**Brief**
Nothing outside the lines from the one containing "Recreate this image" down to the one containing "const y1TickLabels = ['0.00', '0.05', '0.10', '0.15', '0.20'];" belongs in the copy; print that span exactly, both ends included, with pictures removed.

**Record set**

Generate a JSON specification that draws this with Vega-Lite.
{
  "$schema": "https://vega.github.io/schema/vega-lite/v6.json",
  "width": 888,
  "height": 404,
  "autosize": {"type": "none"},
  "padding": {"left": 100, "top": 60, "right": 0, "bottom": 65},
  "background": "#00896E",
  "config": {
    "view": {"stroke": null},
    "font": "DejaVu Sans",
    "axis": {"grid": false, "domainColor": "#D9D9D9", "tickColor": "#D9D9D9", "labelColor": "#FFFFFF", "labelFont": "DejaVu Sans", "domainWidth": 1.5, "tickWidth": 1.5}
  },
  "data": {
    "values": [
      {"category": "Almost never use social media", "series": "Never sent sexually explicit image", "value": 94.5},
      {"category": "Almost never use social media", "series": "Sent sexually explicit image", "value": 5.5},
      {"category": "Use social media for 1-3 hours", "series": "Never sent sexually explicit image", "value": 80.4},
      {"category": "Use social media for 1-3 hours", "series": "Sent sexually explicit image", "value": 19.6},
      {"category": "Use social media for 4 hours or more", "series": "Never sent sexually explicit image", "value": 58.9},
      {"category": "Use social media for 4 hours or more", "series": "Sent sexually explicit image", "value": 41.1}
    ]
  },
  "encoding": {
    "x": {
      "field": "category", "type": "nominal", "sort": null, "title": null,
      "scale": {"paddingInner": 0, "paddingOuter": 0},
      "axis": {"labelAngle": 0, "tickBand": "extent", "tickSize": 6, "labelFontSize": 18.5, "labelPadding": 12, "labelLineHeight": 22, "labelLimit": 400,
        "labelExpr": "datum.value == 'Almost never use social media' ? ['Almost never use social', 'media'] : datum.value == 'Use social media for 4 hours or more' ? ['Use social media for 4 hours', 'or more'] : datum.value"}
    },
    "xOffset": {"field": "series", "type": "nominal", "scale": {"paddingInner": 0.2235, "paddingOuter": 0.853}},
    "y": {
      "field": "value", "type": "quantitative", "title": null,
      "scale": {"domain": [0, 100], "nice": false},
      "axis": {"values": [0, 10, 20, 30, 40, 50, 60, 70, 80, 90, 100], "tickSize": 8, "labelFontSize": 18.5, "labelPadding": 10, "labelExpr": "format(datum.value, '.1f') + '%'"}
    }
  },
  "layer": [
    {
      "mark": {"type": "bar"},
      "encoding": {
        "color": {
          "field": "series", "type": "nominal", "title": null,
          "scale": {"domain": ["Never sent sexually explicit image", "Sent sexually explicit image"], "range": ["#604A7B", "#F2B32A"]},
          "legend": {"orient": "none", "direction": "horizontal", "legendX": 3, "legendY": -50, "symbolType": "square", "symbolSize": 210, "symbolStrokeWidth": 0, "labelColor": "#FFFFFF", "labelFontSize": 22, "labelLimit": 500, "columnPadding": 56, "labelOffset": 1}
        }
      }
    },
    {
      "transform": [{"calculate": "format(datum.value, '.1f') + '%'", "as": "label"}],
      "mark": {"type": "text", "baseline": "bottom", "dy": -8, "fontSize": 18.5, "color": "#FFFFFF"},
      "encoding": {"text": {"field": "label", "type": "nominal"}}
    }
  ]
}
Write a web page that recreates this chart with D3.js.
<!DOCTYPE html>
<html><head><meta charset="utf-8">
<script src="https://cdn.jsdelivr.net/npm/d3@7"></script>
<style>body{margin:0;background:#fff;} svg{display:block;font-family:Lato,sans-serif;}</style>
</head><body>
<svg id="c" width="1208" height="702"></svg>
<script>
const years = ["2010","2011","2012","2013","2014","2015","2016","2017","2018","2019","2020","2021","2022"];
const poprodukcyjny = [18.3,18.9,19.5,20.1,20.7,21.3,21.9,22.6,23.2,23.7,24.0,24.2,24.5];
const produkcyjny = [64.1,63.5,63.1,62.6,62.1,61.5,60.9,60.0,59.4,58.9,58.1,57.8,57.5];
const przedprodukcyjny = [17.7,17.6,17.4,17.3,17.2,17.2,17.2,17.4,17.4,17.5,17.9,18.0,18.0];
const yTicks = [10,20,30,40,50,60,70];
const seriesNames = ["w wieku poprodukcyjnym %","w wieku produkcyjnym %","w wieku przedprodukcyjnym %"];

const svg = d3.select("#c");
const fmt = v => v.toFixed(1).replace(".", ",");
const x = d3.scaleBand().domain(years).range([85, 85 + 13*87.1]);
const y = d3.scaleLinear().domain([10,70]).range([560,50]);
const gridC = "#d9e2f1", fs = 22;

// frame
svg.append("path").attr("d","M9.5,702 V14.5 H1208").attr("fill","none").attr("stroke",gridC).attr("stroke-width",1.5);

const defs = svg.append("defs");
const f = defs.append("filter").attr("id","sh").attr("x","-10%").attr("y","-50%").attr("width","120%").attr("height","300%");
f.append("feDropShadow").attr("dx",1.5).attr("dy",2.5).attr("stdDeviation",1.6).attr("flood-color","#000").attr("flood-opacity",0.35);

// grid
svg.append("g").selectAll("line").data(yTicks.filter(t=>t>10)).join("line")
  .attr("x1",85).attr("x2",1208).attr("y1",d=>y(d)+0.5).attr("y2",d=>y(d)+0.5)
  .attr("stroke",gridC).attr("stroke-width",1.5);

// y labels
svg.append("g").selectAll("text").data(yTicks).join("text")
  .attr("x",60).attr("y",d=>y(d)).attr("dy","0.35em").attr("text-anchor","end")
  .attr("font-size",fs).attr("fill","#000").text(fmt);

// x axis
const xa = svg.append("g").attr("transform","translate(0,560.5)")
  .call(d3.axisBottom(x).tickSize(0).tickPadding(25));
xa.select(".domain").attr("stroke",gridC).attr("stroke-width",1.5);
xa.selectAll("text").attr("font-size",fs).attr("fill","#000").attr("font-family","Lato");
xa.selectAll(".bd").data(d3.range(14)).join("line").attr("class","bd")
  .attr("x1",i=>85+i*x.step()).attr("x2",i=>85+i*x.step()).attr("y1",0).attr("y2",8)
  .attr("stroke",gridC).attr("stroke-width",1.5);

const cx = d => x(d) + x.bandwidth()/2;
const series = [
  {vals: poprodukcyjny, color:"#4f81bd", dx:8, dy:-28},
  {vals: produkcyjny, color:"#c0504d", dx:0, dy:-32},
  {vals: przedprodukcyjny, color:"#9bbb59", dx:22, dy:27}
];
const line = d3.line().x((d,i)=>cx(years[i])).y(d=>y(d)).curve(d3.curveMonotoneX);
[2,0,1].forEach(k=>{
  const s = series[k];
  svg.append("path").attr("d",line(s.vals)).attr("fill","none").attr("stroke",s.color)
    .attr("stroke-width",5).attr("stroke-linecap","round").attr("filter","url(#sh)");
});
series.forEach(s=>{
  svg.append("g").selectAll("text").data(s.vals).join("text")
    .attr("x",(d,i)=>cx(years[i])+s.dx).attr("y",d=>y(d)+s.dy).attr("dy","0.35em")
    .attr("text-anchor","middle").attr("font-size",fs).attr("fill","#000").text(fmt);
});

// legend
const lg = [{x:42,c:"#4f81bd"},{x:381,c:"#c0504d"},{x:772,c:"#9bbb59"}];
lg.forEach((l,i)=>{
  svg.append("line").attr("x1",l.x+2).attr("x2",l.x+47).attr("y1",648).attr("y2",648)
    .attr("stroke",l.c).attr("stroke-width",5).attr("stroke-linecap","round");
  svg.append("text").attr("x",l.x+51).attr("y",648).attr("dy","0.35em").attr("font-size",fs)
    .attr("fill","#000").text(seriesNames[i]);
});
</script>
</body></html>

==

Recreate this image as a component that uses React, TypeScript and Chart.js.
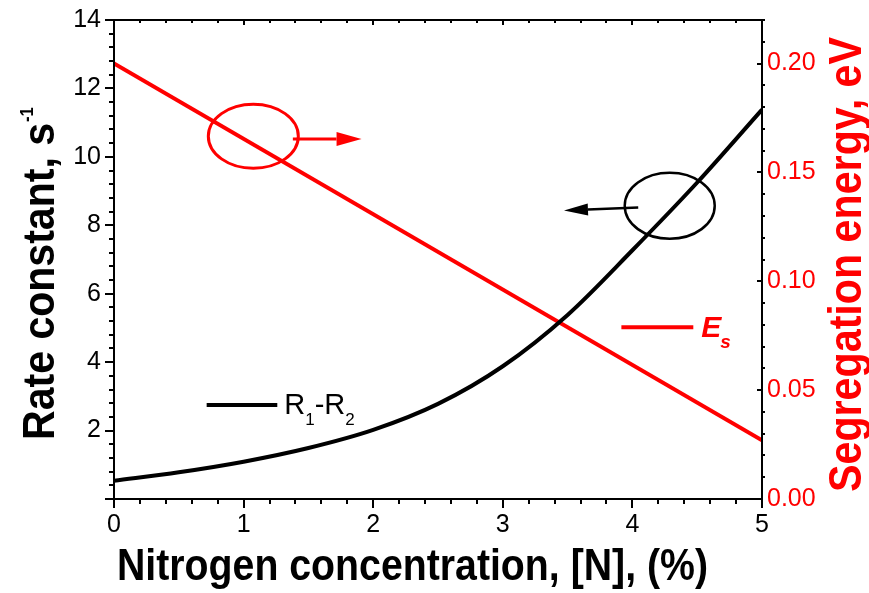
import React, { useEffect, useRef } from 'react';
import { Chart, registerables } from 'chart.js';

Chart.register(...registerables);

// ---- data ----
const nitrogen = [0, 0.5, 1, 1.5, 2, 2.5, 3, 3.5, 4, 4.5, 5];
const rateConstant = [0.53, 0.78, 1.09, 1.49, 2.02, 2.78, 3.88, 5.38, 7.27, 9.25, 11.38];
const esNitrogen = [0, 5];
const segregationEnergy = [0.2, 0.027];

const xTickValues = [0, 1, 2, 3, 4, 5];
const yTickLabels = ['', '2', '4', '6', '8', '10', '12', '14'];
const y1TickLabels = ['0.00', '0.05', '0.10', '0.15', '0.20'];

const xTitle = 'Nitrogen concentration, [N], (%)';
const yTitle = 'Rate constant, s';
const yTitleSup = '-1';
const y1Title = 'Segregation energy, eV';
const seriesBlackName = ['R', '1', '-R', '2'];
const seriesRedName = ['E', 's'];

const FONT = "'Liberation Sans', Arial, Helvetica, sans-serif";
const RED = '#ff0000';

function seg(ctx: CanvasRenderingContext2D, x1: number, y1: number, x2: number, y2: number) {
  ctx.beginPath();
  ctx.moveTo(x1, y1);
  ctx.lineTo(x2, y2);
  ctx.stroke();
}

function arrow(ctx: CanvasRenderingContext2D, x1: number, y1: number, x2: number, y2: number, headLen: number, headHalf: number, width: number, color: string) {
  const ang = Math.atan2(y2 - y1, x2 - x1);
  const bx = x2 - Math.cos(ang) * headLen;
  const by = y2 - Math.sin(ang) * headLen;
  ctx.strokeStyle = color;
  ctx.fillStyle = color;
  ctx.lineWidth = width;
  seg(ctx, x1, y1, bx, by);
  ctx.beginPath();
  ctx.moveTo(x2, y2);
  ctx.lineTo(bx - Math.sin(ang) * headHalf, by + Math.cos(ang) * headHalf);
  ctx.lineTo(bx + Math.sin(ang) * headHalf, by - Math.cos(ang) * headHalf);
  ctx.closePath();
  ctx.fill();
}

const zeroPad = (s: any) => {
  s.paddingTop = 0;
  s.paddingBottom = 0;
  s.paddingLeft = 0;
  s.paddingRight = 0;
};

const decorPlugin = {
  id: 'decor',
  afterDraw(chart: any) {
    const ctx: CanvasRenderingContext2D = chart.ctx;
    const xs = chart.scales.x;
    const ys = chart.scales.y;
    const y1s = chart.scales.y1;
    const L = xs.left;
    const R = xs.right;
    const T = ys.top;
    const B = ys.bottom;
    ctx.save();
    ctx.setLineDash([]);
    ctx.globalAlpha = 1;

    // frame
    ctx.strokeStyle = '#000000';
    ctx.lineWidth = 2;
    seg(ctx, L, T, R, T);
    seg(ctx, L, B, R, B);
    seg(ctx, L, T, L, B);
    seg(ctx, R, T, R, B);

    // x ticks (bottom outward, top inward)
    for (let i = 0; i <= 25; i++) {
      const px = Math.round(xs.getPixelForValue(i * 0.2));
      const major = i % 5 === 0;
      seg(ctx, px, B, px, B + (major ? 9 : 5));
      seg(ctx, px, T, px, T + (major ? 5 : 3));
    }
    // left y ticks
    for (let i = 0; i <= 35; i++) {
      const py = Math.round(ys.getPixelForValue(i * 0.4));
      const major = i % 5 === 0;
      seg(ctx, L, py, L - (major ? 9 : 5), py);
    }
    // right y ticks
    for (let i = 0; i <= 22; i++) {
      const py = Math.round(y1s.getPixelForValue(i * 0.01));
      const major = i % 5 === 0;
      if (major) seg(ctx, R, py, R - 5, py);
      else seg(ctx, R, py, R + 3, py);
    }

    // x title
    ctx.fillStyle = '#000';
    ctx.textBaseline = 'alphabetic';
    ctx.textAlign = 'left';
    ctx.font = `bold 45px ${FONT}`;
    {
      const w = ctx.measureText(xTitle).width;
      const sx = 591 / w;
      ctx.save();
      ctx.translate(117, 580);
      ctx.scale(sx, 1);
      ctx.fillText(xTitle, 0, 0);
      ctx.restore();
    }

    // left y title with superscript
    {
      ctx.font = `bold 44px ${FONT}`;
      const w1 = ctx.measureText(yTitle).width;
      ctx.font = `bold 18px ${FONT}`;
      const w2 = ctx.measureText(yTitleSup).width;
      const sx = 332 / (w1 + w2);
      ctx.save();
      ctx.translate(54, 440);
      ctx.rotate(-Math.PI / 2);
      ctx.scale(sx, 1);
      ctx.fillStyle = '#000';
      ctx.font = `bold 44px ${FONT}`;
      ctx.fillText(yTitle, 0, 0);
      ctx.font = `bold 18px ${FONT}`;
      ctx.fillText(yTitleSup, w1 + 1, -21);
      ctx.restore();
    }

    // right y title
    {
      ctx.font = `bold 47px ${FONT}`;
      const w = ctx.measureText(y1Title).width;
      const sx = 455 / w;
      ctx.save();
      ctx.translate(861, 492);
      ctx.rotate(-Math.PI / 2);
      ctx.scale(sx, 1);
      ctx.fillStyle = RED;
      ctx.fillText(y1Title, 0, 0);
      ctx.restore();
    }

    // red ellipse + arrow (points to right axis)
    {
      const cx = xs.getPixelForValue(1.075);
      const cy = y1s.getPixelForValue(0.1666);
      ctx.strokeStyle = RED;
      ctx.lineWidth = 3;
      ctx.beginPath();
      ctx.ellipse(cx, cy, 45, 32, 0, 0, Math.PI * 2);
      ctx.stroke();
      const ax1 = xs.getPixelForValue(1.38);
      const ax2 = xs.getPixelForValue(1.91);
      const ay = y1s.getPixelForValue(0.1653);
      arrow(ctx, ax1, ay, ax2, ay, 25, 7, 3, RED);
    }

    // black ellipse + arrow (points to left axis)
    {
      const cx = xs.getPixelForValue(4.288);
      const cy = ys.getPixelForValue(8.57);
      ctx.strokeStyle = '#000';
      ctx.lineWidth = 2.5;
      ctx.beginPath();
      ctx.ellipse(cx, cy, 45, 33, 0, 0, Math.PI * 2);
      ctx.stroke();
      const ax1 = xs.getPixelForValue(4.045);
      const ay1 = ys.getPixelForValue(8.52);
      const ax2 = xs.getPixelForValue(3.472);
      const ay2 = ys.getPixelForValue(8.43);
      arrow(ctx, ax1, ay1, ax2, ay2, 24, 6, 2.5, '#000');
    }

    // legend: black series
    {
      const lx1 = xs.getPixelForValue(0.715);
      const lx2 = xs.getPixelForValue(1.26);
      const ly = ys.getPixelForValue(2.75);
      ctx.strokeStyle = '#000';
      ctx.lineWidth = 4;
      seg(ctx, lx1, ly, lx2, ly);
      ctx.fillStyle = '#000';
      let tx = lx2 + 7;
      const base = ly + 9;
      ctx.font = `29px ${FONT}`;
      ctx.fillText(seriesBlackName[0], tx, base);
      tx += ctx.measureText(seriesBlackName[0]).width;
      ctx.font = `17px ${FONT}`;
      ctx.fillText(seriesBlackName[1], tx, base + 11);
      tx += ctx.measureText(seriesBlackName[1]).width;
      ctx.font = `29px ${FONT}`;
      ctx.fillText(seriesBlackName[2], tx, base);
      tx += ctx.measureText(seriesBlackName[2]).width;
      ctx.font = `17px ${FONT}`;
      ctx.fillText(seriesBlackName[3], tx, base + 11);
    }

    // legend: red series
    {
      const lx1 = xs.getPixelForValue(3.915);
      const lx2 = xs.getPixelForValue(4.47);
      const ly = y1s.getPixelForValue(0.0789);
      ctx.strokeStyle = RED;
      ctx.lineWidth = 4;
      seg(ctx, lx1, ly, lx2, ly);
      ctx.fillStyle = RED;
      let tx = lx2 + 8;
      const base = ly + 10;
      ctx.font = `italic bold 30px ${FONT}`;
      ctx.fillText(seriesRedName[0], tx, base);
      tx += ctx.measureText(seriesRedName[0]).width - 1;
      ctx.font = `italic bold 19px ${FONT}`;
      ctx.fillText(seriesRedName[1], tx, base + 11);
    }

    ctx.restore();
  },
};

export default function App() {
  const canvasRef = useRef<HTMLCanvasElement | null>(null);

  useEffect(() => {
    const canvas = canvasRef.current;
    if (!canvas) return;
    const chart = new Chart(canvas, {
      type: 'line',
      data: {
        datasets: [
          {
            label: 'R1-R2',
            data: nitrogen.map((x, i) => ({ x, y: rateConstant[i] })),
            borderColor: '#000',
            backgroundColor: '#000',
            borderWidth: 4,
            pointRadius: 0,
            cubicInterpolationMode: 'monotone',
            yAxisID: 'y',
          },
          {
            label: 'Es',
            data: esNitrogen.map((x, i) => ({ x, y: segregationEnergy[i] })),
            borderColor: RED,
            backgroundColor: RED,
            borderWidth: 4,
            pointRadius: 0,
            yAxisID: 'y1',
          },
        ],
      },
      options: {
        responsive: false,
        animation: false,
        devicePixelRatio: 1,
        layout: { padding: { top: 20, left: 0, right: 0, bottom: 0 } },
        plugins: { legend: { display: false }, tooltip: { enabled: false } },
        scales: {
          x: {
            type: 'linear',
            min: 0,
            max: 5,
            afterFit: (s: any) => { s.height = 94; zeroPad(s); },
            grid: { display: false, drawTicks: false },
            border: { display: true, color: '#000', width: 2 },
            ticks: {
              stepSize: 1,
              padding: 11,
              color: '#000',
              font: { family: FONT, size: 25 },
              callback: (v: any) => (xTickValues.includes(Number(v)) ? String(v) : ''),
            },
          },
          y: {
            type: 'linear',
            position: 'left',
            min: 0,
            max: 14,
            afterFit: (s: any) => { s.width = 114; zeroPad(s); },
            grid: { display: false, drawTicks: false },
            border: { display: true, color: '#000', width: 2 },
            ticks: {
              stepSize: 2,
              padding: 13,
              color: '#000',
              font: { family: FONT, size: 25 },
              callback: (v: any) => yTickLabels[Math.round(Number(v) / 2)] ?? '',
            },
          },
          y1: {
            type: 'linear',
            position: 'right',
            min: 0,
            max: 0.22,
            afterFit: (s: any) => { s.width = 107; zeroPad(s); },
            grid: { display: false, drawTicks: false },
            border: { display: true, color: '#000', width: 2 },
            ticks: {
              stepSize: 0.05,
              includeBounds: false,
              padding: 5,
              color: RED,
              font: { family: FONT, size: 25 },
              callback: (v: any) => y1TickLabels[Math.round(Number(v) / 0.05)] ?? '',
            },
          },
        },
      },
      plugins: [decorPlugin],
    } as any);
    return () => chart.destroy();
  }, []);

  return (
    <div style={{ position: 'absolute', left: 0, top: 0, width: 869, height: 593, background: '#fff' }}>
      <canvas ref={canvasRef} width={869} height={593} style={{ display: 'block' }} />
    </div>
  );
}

**Worked solution**
Recreate this image as a component that uses React, TypeScript and Chart.js.
import React, { useEffect, useRef } from 'react';
import { Chart, registerables } from 'chart.js';

Chart.register(...registerables);

// ---- data ----
const nitrogen = [0, 0.5, 1, 1.5, 2, 2.5, 3, 3.5, 4, 4.5, 5];
const rateConstant = [0.53, 0.78, 1.09, 1.49, 2.02, 2.78, 3.88, 5.38, 7.27, 9.25, 11.38];
const esNitrogen = [0, 5];
const segregationEnergy = [0.2, 0.027];

const xTickValues = [0, 1, 2, 3, 4, 5];
const yTickLabels = ['', '2', '4', '6', '8', '10', '12', '14'];
const y1TickLabels = ['0.00', '0.05', '0.10', '0.15', '0.20'];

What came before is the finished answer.